_Goal_: Review the material and extract every line in which the word "this" occurs.

_Extracted records_:
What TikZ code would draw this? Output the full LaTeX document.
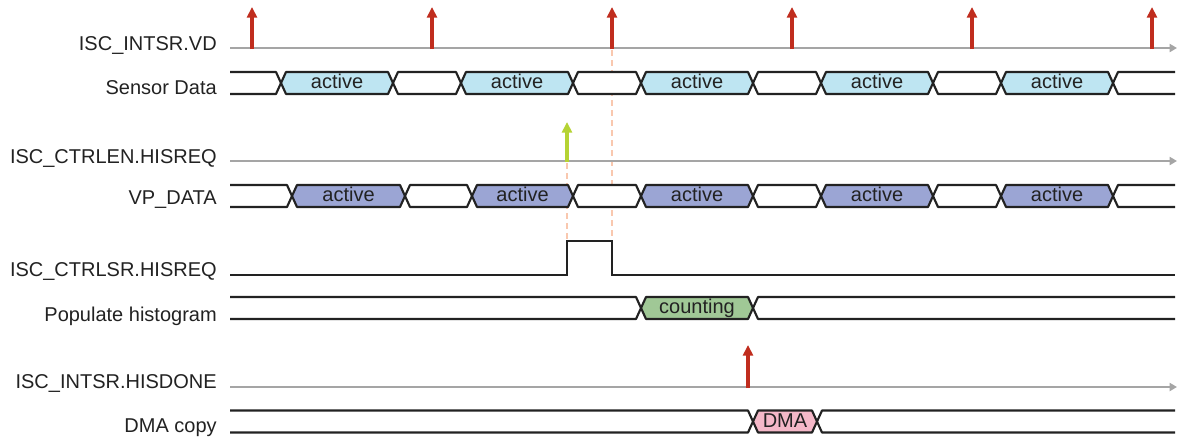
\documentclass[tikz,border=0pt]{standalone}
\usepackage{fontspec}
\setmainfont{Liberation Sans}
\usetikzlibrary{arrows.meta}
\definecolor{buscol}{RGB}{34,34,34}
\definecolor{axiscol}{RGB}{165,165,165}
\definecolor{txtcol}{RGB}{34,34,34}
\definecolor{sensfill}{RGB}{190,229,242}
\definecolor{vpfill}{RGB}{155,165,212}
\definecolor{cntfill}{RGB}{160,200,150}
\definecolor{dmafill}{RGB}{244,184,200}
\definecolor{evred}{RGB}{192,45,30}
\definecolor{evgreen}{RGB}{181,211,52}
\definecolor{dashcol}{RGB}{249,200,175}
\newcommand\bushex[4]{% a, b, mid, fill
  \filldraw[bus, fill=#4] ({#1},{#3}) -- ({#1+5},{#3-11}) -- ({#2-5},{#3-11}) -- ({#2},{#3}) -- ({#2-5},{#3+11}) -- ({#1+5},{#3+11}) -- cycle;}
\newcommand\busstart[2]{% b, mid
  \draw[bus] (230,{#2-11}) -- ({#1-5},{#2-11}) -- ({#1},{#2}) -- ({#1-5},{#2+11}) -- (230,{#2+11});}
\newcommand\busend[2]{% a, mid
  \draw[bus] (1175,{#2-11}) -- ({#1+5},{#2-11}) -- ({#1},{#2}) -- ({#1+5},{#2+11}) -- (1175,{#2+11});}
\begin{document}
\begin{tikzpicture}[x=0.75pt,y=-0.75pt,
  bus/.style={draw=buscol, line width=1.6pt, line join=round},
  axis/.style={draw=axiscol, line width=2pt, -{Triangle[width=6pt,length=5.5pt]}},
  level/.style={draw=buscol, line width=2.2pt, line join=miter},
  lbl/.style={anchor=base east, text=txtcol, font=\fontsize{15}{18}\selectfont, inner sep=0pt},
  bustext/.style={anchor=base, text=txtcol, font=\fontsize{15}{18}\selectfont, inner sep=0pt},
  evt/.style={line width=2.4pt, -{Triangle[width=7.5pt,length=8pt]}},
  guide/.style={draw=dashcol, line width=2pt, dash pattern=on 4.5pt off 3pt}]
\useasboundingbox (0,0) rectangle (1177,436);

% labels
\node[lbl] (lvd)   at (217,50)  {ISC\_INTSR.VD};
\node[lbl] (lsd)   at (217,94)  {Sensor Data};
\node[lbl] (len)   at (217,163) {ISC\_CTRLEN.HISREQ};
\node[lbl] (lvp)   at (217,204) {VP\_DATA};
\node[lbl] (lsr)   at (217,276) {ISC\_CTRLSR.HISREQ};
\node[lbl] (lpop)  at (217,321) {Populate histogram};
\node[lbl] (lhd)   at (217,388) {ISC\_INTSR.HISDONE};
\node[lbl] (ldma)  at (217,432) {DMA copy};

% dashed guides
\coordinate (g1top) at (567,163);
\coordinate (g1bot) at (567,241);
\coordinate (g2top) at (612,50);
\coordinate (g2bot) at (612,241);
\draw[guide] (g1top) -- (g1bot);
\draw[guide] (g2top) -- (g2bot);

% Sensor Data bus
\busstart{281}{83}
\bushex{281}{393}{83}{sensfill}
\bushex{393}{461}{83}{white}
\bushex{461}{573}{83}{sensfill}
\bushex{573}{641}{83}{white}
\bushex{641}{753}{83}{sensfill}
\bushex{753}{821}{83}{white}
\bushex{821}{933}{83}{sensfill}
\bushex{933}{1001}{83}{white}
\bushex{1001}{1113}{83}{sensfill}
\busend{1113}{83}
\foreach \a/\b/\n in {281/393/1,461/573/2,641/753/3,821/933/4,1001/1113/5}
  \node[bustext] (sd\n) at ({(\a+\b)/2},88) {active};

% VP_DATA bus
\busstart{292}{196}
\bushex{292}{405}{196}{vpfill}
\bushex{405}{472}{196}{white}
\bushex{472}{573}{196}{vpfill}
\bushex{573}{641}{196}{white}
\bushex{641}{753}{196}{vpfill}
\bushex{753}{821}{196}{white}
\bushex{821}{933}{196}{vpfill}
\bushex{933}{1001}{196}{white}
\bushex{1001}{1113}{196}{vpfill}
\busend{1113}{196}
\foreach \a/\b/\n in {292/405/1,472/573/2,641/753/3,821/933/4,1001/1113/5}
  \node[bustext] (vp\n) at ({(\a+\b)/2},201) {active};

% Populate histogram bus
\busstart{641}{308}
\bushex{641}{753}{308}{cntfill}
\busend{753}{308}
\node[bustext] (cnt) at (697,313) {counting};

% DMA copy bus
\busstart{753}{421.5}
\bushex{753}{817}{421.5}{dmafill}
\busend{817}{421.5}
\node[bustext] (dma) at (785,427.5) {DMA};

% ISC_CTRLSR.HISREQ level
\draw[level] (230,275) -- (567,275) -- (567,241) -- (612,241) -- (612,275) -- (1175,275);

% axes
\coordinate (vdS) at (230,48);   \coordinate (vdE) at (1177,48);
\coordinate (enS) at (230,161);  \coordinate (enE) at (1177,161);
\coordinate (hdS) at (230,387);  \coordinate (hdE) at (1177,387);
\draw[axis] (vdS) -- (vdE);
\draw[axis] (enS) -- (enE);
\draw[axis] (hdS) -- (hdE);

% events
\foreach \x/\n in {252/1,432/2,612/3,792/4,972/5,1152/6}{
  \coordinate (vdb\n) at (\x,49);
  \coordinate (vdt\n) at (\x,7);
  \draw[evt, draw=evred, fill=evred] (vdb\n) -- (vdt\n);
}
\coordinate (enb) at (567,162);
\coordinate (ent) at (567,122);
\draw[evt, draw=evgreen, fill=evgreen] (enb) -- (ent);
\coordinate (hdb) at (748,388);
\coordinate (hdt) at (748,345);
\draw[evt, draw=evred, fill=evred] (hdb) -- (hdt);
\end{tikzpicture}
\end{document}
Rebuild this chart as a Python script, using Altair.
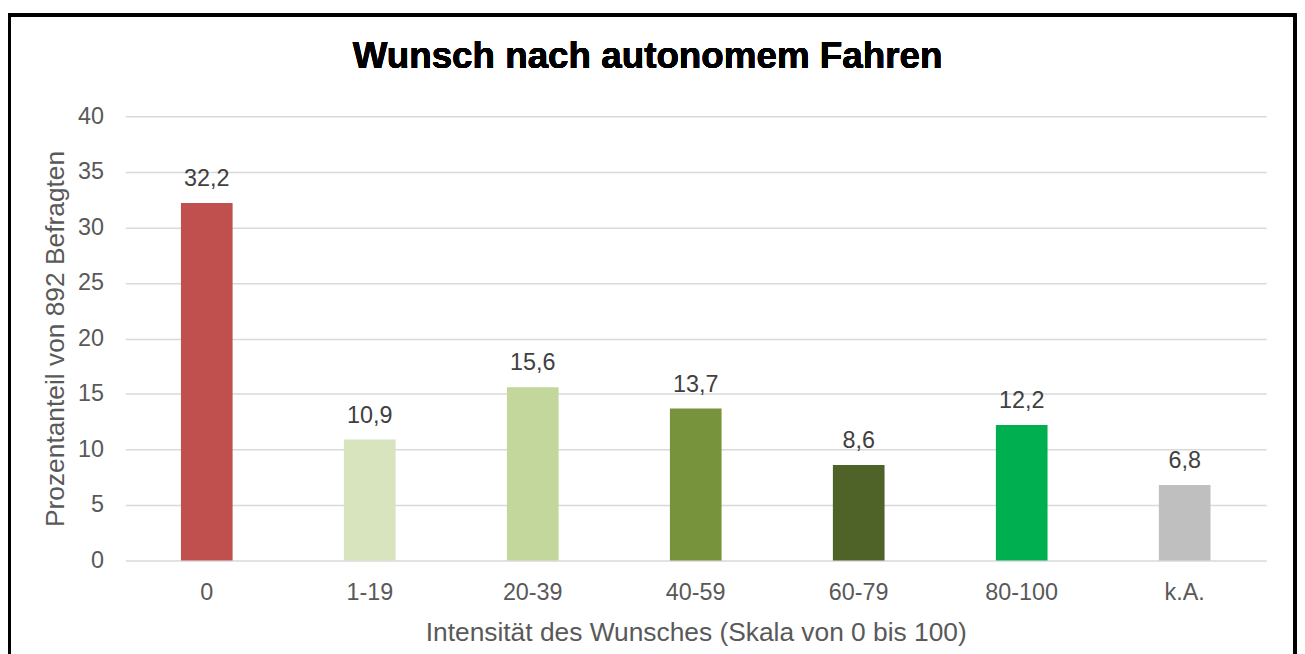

_Task output_:
What TikZ code would draw this? Output the full LaTeX document.
Rebuild this chart as a Python script, using Altair.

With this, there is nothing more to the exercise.